Building Leaders Who Don’t Need You: The Art of Developing the Next Layer
The goal of leadership development is a team that makes high-quality decisions without escalating. When the team's independence makes the leader optional in day-to-day operations, the development work is complete.
The best manager I ever had was the one who made herself unnecessary. Every decision she made was designed to build my capacity to make it myself. At the time, I didn’t fully appreciate it. Looking back, it was the most profound act of leadership I’ve ever witnessed.
She never solved problems for me when I came to her. She asked questions until I solved them myself, then reflected back what she observed in how I got there. It felt frustrating in the moment — I wanted answers, not Socratic dialogue. But six months into that role, I noticed something strange: I had stopped needing to go to her. Not because she had withdrawn, but because she had built something in me. That is the whole point.

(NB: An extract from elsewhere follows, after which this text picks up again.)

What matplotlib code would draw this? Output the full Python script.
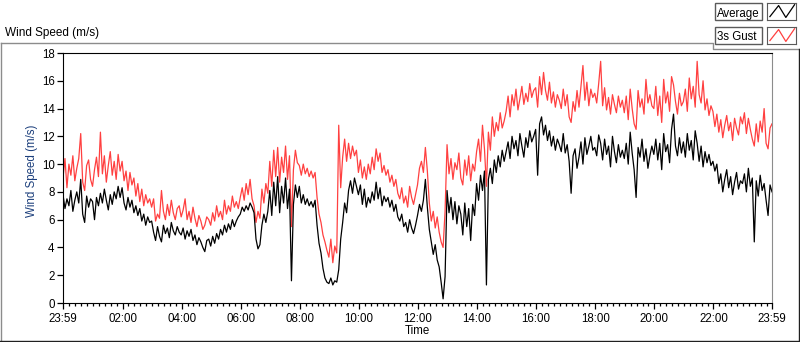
import matplotlib
matplotlib.use("Agg")
import matplotlib.pyplot as plt
import numpy as np
from matplotlib.lines import Line2D
from matplotlib.patches import Rectangle

# one sample every 4 minutes, starting 23:59 -> one row per hour
average = [
    7.8, 6.8, 7.5, 7.0, 8.1, 6.6, 7.4, 8.0, 7.2, 8.9, 6.4, 5.8, 7.7, 6.9, 7.5,
    7.3, 6.0, 7.6, 7.0, 7.9, 7.2, 8.2, 7.4, 6.7, 7.8, 7.1, 8.0, 7.5, 8.4, 7.6,
    8.3, 7.2, 6.7, 7.6, 6.9, 7.4, 6.5, 7.0, 6.3, 6.8, 5.9, 6.4, 5.6, 6.2, 5.8,
    5.9, 5.1, 4.5, 5.5, 4.8, 4.4, 5.6, 5.0, 5.4, 4.7, 5.8, 5.2, 4.9, 5.5, 5.1,
    4.9, 5.4, 4.6, 5.2, 4.8, 5.3, 4.5, 4.9, 4.2, 4.7, 4.4, 4.0, 3.7, 4.5, 4.6,
    4.1, 4.8, 4.3, 5.0, 4.6, 5.3, 4.9, 5.6, 5.1, 5.7, 5.3, 6.0, 5.5, 5.9, 6.2,
    6.4, 6.9, 6.6, 7.0, 6.7, 7.2, 6.9, 6.5, 4.6, 3.9, 4.2, 5.6, 6.4, 5.8, 6.6,
    8.1, 6.3, 8.7, 7.0, 9.1, 6.5, 8.4, 7.2, 9.0, 6.8, 8.2, 1.6, 7.1, 8.5, 7.6,
    8.4, 7.2, 7.8, 7.1, 7.5, 7.0, 7.3, 6.9, 7.4, 5.6, 4.3, 3.6, 2.5, 1.8, 1.5,
    1.4, 1.8, 1.3, 1.6, 1.5, 2.4, 4.6, 5.8, 7.2, 6.5, 8.1, 8.8, 7.9, 9.0, 8.4,
    7.8, 8.5, 7.1, 8.2, 6.9, 7.6, 7.2, 8.0, 7.4, 8.7, 7.5, 8.3, 7.0, 7.7, 7.3,
    7.6, 6.9, 7.4, 6.6, 7.1, 6.2, 5.9, 6.4, 5.5, 5.8, 5.1, 6.0, 5.4, 5.0, 5.6,
    6.3, 7.1, 6.6, 7.4, 8.9, 6.9, 5.3, 4.4, 3.5, 4.2, 3.1, 2.6, 1.5, 0.3, 1.9,
    8.1, 6.5, 7.6, 6.0, 7.3, 5.7, 7.0, 6.4, 4.9, 7.2, 5.5, 6.8, 4.5, 7.1, 6.3,
    8.6, 7.4, 9.2, 8.1, 9.5, 1.3, 8.9, 9.7, 8.6, 10.3, 9.4, 10.6, 9.8, 11.0, 10.2,
    10.9, 11.6, 10.4, 12.0, 11.1, 11.7, 10.6, 12.2, 11.3, 10.5, 11.9, 11.2, 12.4, 11.6, 12.0,
    12.5, 9.2, 12.9, 13.4, 12.1, 12.8, 11.7, 12.4, 11.3, 12.0, 11.0, 11.8, 11.4, 10.9, 12.2,
    10.8, 11.4, 10.2, 7.9, 10.6, 11.1, 9.7, 10.5, 11.6, 10.0, 11.9, 10.7, 11.3, 12.0, 11.0,
    11.2, 10.6, 12.1, 11.5, 10.3, 11.8, 10.7, 11.3, 9.8, 12.0, 10.9, 10.1, 11.4, 10.5, 11.0,
    10.4, 11.5, 10.0, 12.3, 10.8, 9.6, 7.6, 11.2, 10.5, 11.8, 10.2, 11.1, 9.7, 10.6, 11.3,
    10.7, 11.8, 10.3, 11.5, 9.6, 12.2, 10.9, 11.4, 10.1, 12.5, 13.6, 11.3, 10.6, 11.9, 10.8,
    11.6, 10.5, 12.2, 11.0, 11.7, 10.3, 12.4, 11.5, 10.2, 11.3, 9.8, 10.9, 10.1, 10.7, 9.9,
    10.2, 9.5, 10.0, 8.6, 9.3, 8.0, 8.9, 9.6, 8.3, 9.1, 7.8, 8.7, 9.4, 8.2, 8.8,
    8.6, 9.3, 8.0, 9.7, 8.4, 9.0, 4.4, 8.8, 7.7, 9.2, 8.1, 8.6, 7.4, 6.3, 8.5,
    8.0,
]
gust = [
    9.0, 10.4, 8.3, 10.0, 9.2, 10.6, 8.8, 9.7, 10.4, 12.2, 8.7, 8.1, 9.9, 10.3, 8.9,
    8.4, 9.6, 10.5, 9.1, 12.3, 9.3, 10.6, 8.7, 9.9, 10.9, 9.2, 10.2, 8.9, 10.7, 9.5,
    10.2, 8.8, 9.5, 8.1, 9.4, 8.5, 9.0, 7.7, 8.6, 7.3, 8.2, 7.0, 7.8, 7.2, 7.5,
    6.9, 7.5, 5.9, 6.4, 6.1, 8.1, 6.6, 6.0, 7.1, 6.3, 7.4, 6.5, 6.0, 6.8, 7.0,
    6.2, 6.7, 7.5, 6.0, 6.6, 5.8, 6.9, 6.1, 5.5, 6.3, 5.9, 5.3, 5.6, 6.2, 6.0,
    5.6, 6.5, 5.9, 7.0, 6.2, 6.6, 6.0, 7.4, 6.4, 7.0, 6.6, 7.7, 6.9, 7.3, 6.8,
    7.6, 8.3, 7.4, 8.6, 7.8, 8.9, 7.5, 7.0, 5.8, 6.6, 6.1, 8.2, 7.2, 8.6, 7.9,
    10.2, 8.4, 11.0, 9.1, 11.2, 8.7, 10.5, 9.4, 11.3, 8.9, 10.6, 5.5, 9.6, 11.0, 10.1,
    9.9, 9.2, 10.0, 9.3, 9.7, 9.1, 9.5, 9.0, 9.4, 7.6, 6.4, 5.8, 4.9, 4.4, 3.8,
    3.3, 4.6, 2.9, 4.1, 3.6, 12.8, 8.3, 10.5, 11.8, 10.2, 11.5, 10.4, 11.3, 10.6, 11.0,
    9.4, 10.3, 9.0, 9.8, 8.9, 10.0, 9.3, 10.5, 9.6, 11.1, 10.2, 10.8, 9.4, 9.9, 9.2,
    9.6, 8.7, 9.2, 8.4, 8.9, 7.9, 7.5, 8.3, 7.2, 7.7, 6.9, 8.4, 7.6, 7.1, 7.8,
    8.5, 9.7, 10.2, 9.4, 11.2, 9.5, 7.2, 5.9, 6.6, 5.4, 6.2, 5.1, 4.4, 4.0, 6.6,
    11.4, 9.3, 10.4, 8.9, 10.1, 9.6, 10.8, 9.0, 8.5, 10.3, 9.2, 10.6, 8.8, 10.0, 9.5,
    10.9, 11.8, 10.2, 12.8, 11.1, 8.4, 12.3, 11.0, 13.4, 12.0, 13.0, 12.4, 13.7, 12.6, 13.1,
    13.8, 14.9, 13.4, 15.0, 14.2, 15.4, 13.9, 14.7, 15.6, 14.3, 15.1, 14.5, 15.8, 14.8, 15.3,
    15.5, 14.1, 16.3, 15.0, 16.6, 15.3, 14.6, 15.9, 14.4, 15.2, 14.1, 15.0, 14.6, 14.0, 15.4,
    14.2, 15.0, 13.4, 13.0, 14.5, 13.8, 15.3, 14.1, 15.6, 17.1, 14.6, 15.9, 14.2, 15.4, 14.8,
    15.1, 14.4, 15.8, 17.4, 14.2, 15.5, 13.9, 14.8, 13.6, 15.0, 14.3, 13.7, 14.9, 14.1, 14.6,
    13.7, 14.9, 13.2, 15.4, 14.0, 12.9, 12.5, 15.3, 14.1, 14.7, 13.6, 16.1, 14.4, 15.0, 14.2,
    14.0, 15.6, 13.5, 14.9, 13.0, 16.1, 14.4, 15.2, 13.8, 16.3, 15.7, 14.5, 13.6, 15.1, 14.2,
    14.5, 15.4, 13.8, 16.2, 14.7, 15.6, 14.1, 17.4, 15.0, 14.4, 16.0, 13.9, 14.7, 13.5, 14.2,
    13.8, 12.7, 13.6, 12.3, 13.2, 11.9, 12.8, 13.5, 12.4, 13.0, 11.7, 13.3, 12.6, 12.1, 13.4,
    12.9, 13.7, 12.2, 13.3, 12.5, 11.8, 11.3, 12.9, 11.6, 13.1, 12.3, 14.0, 11.5, 11.1, 12.6,
    12.9,
]
tick_labels = ["23:59", "02:00", "04:00", "06:00", "08:00", "10:00", "12:00",
               "14:00", "16:00", "18:00", "20:00", "22:00", "23:59"]

W, H = 800, 342
FONT = "Liberation Sans"
FS = 8.3

# hours since 23:59
hours = np.arange(len(average)) * 4 / 60.0

fig = plt.figure(figsize=(W / 100, H / 100), dpi=100)
plt.rcParams["font.family"] = FONT


def fx(x):
    return x / W


def fy(y):
    return 1 - y / H


ax = fig.add_axes([fx(63), fy(303), fx(772) - fx(63), fy(53) - fy(303)])
ax.plot(hours, gust, color="#ff4040", lw=0.9)
ax.plot(hours, average, color="black", lw=0.9)
ax.set_xlim(0, 24)
ax.set_ylim(0, 18)

major = [0] + [2 * i + 1 / 60 for i in range(1, 12)] + [24]
ax.set_xticks(major, tick_labels)
minor = [m for m in np.arange(1 / 60, 24, 0.2) if min(abs(m - j) for j in major) > 0.05]
ax.set_xticks(minor, minor=True)
ax.set_yticks(range(0, 19, 2))
ax.tick_params(axis="both", direction="out", length=4, width=0.9,
               labelsize=FS, pad=2, colors="black")
ax.tick_params(axis="x", pad=3)
ax.tick_params(axis="x", which="minor", length=2.5, width=0.9)
for side in ("left", "top", "bottom"):
    ax.spines[side].set_color("black")
ax.spines["right"].set_color("#8c8c8c")

ax.set_ylabel("Wind Speed (m/s)", color="#1c3f7c", fontsize=FS)
ax.yaxis.set_label_coords((37.5 - 63) / 709, 0.53)
ax.set_xlabel("Time", fontsize=FS)
ax.xaxis.set_label_coords(0.5, (303 - 325) / 250)

fig.text(fx(5), fy(36), "Wind Speed (m/s)", fontsize=8.5, va="baseline")

# outer frame with a notch for the legend
def frame(xs, ys, color):
    fig.add_artist(Line2D([fx(v) for v in xs], [fy(v) for v in ys],
                          color=color, lw=1, transform=fig.transFigure))

frame([0.5, 712.5, 712.5, 798.5], [42.5, 42.5, 48.5, 48.5], "#8c8c8c")
frame([0.5, 0.5], [42.5, 341], "#8c8c8c")
frame([0, 798.5, 798.5], [340.5, 340.5, 48.5], "#202020")

# legend boxes
legend = [("Average", "black", 3), ("3s Gust", "#ff4040", 27)]
for name, color, top in legend:
    fig.add_artist(Rectangle((fx(715), fy(top + 17)), fx(47), fy(top) - fy(top + 17),
                             transform=fig.transFigure, facecolor="white",
                             edgecolor="#5a5a5a", lw=1))
    fig.text(fx(717), fy(top + 13.5), name, fontsize=FS, va="baseline")
    sax = fig.add_axes([fx(767), fy(top + 17), fx(29), fy(top) - fy(top + 17)])
    sax.plot([0.1, 0.4, 0.65, 0.95], [0.2, 0.85, 0.15, 0.9], color=color, lw=0.9)
    sax.set_xlim(0, 1)
    sax.set_ylim(0, 1)
    sax.set_xticks([])
    sax.set_yticks([])
    for sp in sax.spines.values():
        sp.set_color("#5a5a5a")

fig.savefig("out.png", dpi=100)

The Multiplication Principle
John Maxwell’s Law of the Lid holds that your organization can only grow as tall as your own leadership capacity allows. It is a useful frame. But there is a corollary that I find even more interesting: the most powerful thing a leader can do is raise the lid for others. Developing one leader who can then develop three more is not linear arithmetic — it is exponential leverage. The compounding effect of leadership development is one of the most undervalued assets in any growing organization.
Jim Collins wrote in Good to Great that Level 5 leaders — the ones who build genuinely enduring organizations — consistently develop successors who outperform them. That is not modesty. That is intentionality. They define their success not by what they achieve personally, but by what the organization can achieve without them. In a region like Southeast Asia, where fast growth often concentrates decision-making at the top, this is a counterintuitive discipline. But it is the one that determines whether a business survives its founders.

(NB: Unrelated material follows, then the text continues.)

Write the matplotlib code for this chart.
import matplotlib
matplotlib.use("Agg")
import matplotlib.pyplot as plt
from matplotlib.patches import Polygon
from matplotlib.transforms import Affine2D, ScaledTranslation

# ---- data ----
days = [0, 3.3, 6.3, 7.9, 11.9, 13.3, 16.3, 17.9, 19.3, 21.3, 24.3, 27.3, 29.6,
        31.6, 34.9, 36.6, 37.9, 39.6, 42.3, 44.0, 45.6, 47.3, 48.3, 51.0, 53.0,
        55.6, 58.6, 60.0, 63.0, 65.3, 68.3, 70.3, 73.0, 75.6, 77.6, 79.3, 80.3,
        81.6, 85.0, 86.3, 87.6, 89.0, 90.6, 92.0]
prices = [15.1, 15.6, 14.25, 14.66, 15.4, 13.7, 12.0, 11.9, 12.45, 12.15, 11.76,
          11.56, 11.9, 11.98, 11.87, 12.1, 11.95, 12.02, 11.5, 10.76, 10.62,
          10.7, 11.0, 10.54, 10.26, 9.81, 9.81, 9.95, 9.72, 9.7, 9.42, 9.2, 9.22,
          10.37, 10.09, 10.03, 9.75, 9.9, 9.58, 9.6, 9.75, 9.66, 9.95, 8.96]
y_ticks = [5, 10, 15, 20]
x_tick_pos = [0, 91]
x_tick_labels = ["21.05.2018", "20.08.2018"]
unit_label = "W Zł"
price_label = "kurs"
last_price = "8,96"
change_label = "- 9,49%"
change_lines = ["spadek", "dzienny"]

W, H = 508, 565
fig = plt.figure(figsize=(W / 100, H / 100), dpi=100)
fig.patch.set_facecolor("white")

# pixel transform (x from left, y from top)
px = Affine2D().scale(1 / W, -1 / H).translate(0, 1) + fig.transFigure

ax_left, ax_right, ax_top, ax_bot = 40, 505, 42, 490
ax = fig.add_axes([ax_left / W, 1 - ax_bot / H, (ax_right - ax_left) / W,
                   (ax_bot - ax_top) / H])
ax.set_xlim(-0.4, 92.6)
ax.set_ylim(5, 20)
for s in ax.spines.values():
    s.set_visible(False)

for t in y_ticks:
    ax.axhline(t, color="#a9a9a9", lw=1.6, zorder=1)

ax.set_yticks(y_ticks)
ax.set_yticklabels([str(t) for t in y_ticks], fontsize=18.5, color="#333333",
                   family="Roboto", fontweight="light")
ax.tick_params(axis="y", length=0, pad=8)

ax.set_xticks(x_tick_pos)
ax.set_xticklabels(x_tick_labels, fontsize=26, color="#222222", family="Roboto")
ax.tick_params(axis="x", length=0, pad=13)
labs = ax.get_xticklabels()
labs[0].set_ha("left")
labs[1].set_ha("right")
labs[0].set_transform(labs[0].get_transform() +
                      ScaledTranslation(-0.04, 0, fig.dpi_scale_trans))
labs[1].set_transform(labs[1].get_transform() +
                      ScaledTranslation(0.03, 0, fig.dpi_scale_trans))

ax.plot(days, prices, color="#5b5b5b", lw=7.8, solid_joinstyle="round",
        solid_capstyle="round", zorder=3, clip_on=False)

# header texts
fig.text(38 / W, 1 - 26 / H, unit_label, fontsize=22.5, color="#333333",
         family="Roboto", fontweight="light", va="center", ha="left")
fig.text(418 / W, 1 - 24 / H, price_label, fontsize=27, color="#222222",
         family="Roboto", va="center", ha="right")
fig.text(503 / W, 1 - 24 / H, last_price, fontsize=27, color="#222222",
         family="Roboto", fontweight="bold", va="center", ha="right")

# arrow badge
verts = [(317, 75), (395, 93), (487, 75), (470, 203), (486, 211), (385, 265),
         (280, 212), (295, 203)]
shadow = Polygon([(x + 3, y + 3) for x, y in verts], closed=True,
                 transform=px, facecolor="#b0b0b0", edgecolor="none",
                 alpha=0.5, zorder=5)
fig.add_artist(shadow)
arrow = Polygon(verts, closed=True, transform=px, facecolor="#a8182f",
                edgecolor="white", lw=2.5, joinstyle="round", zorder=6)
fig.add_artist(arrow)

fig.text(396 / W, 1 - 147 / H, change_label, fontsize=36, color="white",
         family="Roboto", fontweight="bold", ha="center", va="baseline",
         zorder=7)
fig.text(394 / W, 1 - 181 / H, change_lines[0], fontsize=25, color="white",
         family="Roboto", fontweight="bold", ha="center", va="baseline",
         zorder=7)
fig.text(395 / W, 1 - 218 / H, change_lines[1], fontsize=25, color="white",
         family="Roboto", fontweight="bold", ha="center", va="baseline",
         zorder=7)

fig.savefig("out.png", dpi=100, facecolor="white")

I’ve seen the alternative play out too many times: the brilliant operator who builds a team of executors, not thinkers. The business scales to a point, then hits a ceiling that looks like a market problem but is actually a leadership density problem. There are not enough people in the organization who can think at the next level because no one ever developed them to.
High-Potential vs. High-Performer
These are not the same category, and conflating them is one of the most expensive mistakes a growing company can make. High performers deliver results — they hit their targets, execute well, and make your life easier. High potentials build systems — they think about how work gets done, not just whether it gets done. They are the ones who quietly document a process without being asked, who notice that a recurring problem has a structural cause, who ask “why do we do it this way?” rather than “what do I need to do today?”
The classic mistake is promoting your best individual contributor into a management role. You lose a high performer. You gain, more often than not, a struggling manager — someone who was never developed for that work, who defaults to doing rather than coaching, and who carries the resentment of a role they did not truly want or were not ready for. I have made this mistake myself. It is painful on both sides.
Identify potential early by watching for different signals. Who asks questions about the system, not just the task in front of them? Who teaches others without being asked, and does it naturally rather than performatively? Who comes to you not just with problems but with a read on the problem — some attempt at a framework, even if imperfect? These are the people worth investing in deliberately, long before a promotion is on the table.
- Delivers exceptional individual results
- Asks “How do I solve this task?”
- Optimizes their own output
- Succeeds through personal skill
- Valuable — hard to replace in their role
- Multiplies results through others
- Asks “How does the system work?”
- Optimizes the team’s output
- Succeeds through developing others
- Invaluable — creates more leaders
The Coaching Conversation
A leader’s instinct is to solve. You see the problem, you know the answer, the fastest path is to just tell them. And it is. In the short term. But every time you solve instead of coach, you are making an implicit trade: short-term efficiency for long-term dependency. You are training the person across from you to bring you problems rather than build the capability to resolve them.
The developer’s approach is to ask. “What would you do if I wasn’t here?” is one of the most clarifying questions in leadership. It surfaces what the person already knows but has not given themselves permission to act on. It shifts the locus of authority from you to them, and it does so without abandoning them — you are still in the room, still a resource, but you are no longer the answer.
The GROW model gives this a useful structure. Start with the Goal: what are we actually trying to achieve here? Move to Reality: what is the current situation, honestly assessed? Open up Options: what are all the ways this could be approached? Close with Will: what will you actually do, and when? It sounds mechanical on paper. In practice, a well-run GROW conversation builds more capability in thirty minutes than a year of advice-giving. It forces the person to think, not just receive.
I use this framework in almost every substantive one-on-one now. Not as a rigid script, but as a reminder to stay curious rather than directive. The leaders on my team who have internalized this approach have started running their own one-on-ones the same way. That is the replication effect — and it is exactly what you are building toward.
The leaders you develop will outlast your tenure, your title, and your strategy. That is the legacy worth building. Not the market share you captured or the revenue you grew, but the people who carry forward the capacity to lead well long after you have moved on. When I think about the leaders who shaped me most, none of them gave me answers. They gave me the tools to find my own — and then trusted me to use them.